• _Exercise details_
Return only the lines from the top of the data down to the one that holds "y_ticks = [0, 1, 2, 3]", both included, without any pictures.

• _Working data_
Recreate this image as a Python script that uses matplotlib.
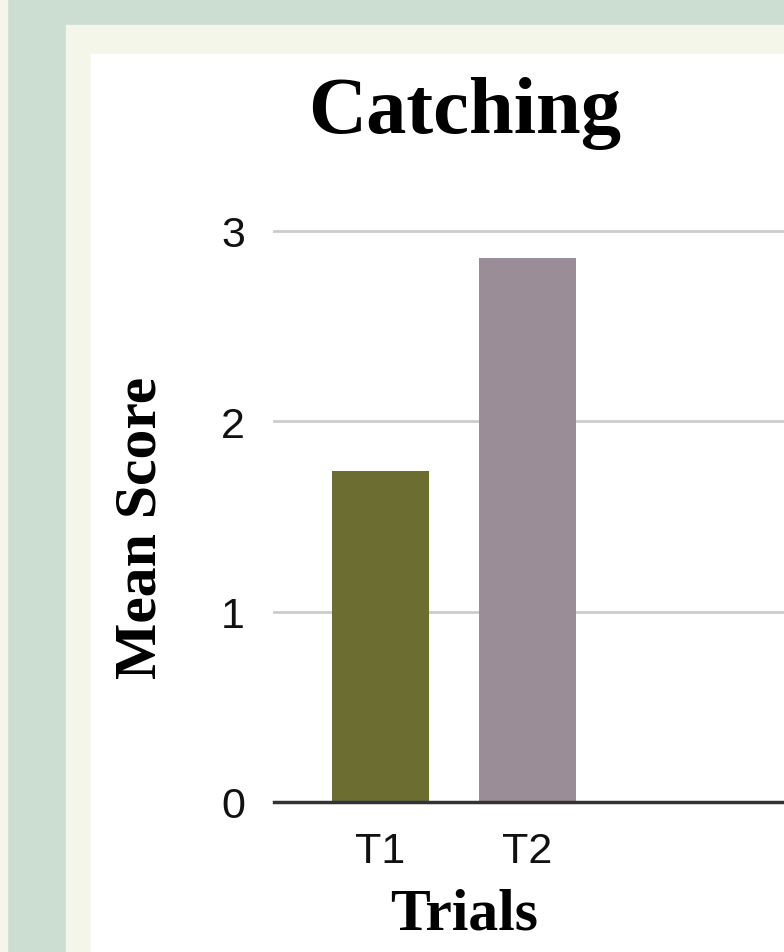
import matplotlib
matplotlib.use("Agg")
import matplotlib.pyplot as plt
from matplotlib.patches import Rectangle

# chart data
trials = ["T1", "T2"]
mean_scores = [1.74, 2.86]
bar_colors = ["#6b6e30", "#9b8d98"]
y_ticks = [0, 1, 2, 3]

W, H = 784, 953
fig = plt.figure(figsize=(W / 100, H / 100), dpi=100, facecolor="#ccddd2")

def px_rect(x0, y0, x1, y1, color):
    # rectangle given in pixel coords from top-left
    fig.patches.append(Rectangle((x0 / W, 1 - y1 / H), (x1 - x0) / W, (y1 - y0) / H,
                                 transform=fig.transFigure, color=color, zorder=-10))

px_rect(0, 0, 7, H, "#f5f6ea")
px_rect(66, 26, W, H, "#f5f6ea")
px_rect(91, 55, W, H, "#ffffff")

ax = fig.add_axes([274 / W, 1 - 803 / H, 1 - 274 / W, (803 - 232) / H])
ax.set_zorder(5)
ax.set_facecolor("none")
ax.bar(range(len(trials)), mean_scores, width=0.66, color=bar_colors, zorder=2)
ax.set_xlim(-0.724, 2.745)
ax.set_ylim(0, 3)
ax.set_yticks(y_ticks)
ax.set_xticks(range(len(trials)))
ax.set_xticklabels(trials)
ax.grid(axis="y", color="#cccccc", linewidth=2, zorder=1)
for gl in ax.get_ygridlines():
    gl.set_clip_on(False)
for s in ["top", "right", "left"]:
    ax.spines[s].set_visible(False)
ax.spines["bottom"].set_color("#333333")
ax.spines["bottom"].set_linewidth(2.5)
ax.spines["bottom"].set_zorder(3)

tick_font = ["Liberation Sans", "DejaVu Sans"]
ax.tick_params(axis="both", length=0, labelsize=31, colors="#111111")
ax.tick_params(axis="y", pad=21)
ax.tick_params(axis="x", pad=21)
for lbl in ax.get_xticklabels() + ax.get_yticklabels():
    lbl.set_family(tick_font)

serif = ["Liberation Serif", "DejaVu Serif"]
fig.text(465 / W, 1 - 133 / H, "Catching", ha="center", va="baseline",
         fontsize=58, fontweight="bold", family=serif)
fig.text(142 / W, 1 - 528 / H, "Mean Score", ha="center", va="center", rotation=90,
         fontsize=43, fontweight="bold", family=serif)
fig.text(464 / W, 1 - 930 / H, "Trials", ha="center", va="baseline",
         fontsize=43, fontweight="bold", family=serif)

fig.savefig("out.png", dpi=100, facecolor=fig.get_facecolor())
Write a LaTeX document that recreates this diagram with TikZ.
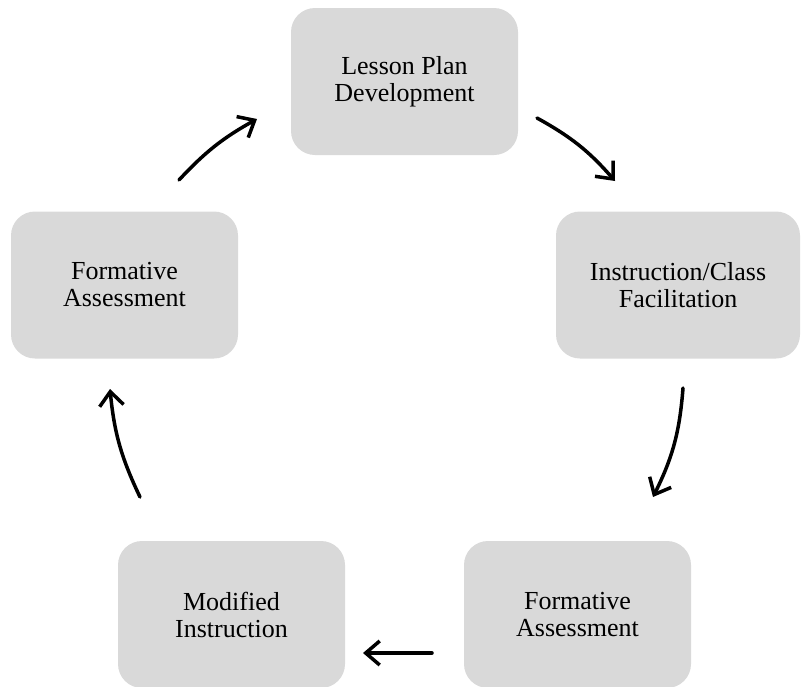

• _Result of this task_
Recreate this image as a Python script that uses matplotlib.
import matplotlib
matplotlib.use("Agg")
import matplotlib.pyplot as plt
from matplotlib.patches import Rectangle

# chart data
trials = ["T1", "T2"]
mean_scores = [1.74, 2.86]
bar_colors = ["#6b6e30", "#9b8d98"]
y_ticks = [0, 1, 2, 3]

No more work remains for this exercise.